Matthew 25:46 NASB - 46 "These will go away into eternal punishment, but the righteous into eternal life."
The gospel is not a social gospel, self-help or self-remedy.
A person who is saved either has eternal life or will have eternal life. How do they know that they have eternal life? Is it a promise or something they possess?
1 John 5:13 NASB - 13 These things I have written to you who believe in the name of the Son of God, so that you may know that you have eternal life.
So we can say that if we are saved, we are saved from sin and its penalty, given a new life, and obedient to God.

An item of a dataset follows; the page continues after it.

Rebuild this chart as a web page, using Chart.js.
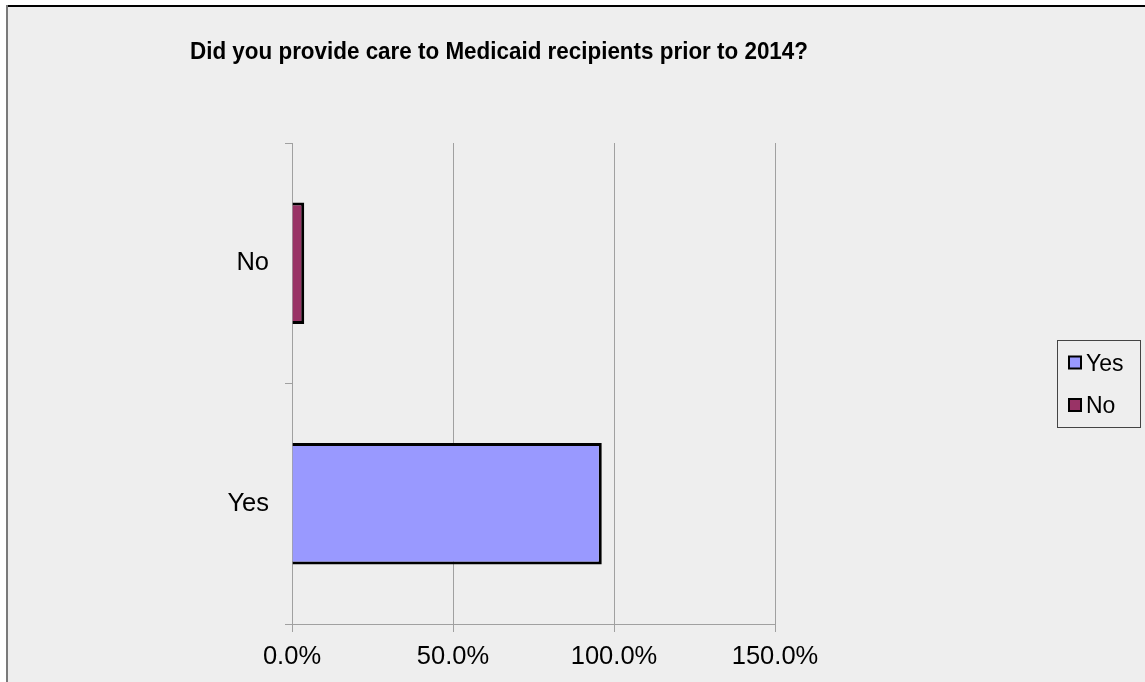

Romans 5:15, 18-19 NASB - 15 But the free gift is not like the transgression. For if by the transgression of the one the many died, much more did the grace of God and the gift by the grace of the one Man, Jesus Christ, abound to the many. ... 18 So then as through one transgression there resulted condemnation to all men, even so through one act of righteousness there resulted justification of life to all men. 19 For as through the one man's disobedience the many were made sinners, even so through the obedience of the One the many will be made righteous.
Romans 6:6-23 NASB - 6 knowing this, that our old self was crucified with Him, in order that our body of sin might be done away with, so that we would no longer be slaves to sin; 7 for he who has died is freed from sin. 8 Now if we have died with Christ, we believe that we shall also live with Him, 9 knowing that Christ, having been raised from the dead, is never to die again; death no longer is master over Him. 10 For the death that He died, He died to sin once for all; but the life that He lives, He lives to God. 11 Even so consider yourselves to be dead to sin, but alive to God in Christ Jesus. 12 Therefore do not let sin reign in your mortal body so that you obey its lusts, 13 and do not go on presenting the members of your body to sin as instruments of unrighteousness; but present yourselves to God as those alive from the dead, and your members as instruments of righteousness to God. 14 For sin shall not be master over you, for you are not under law but under grace. 15 What then? Shall we sin because we are not under law but under grace? May it never be! 16 Do you not know that when you present yourselves to someone as slaves for obedience, you are slaves of the one whom you obey, either of sin resulting in death, or of obedience resulting in righteousness? 17 But thanks be to God that though you were slaves of sin, you became obedient from the heart to that form of teaching to which you were committed, 18 and having been freed from sin, you became slaves of righteousness. 19 I am speaking in human terms because of the weakness of your flesh. For just as you presented your members as slaves to impurity and to lawlessness, resulting in further lawlessness, so now present your members as slaves to righteousness, resulting in sanctification. 20 For when you were slaves of sin, you were free in regard to righteousness. 21 Therefore what benefit were you then deriving from the things of which you are now ashamed? For the outcome of those things is death. 22 But now having been freed from sin and enslaved to God, you derive your benefit, resulting in sanctification, and the outcome, eternal life. 23 For the wages of sin is death, but the free gift of God is eternal life in Christ Jesus our Lord.
Are we obedient because being saved by God sin is a thing of the past? Because the life of a Christian should be different from his life when he was an unbeliever. Is it different on account of what God has done with the person rather than what he could be determined to do of himself?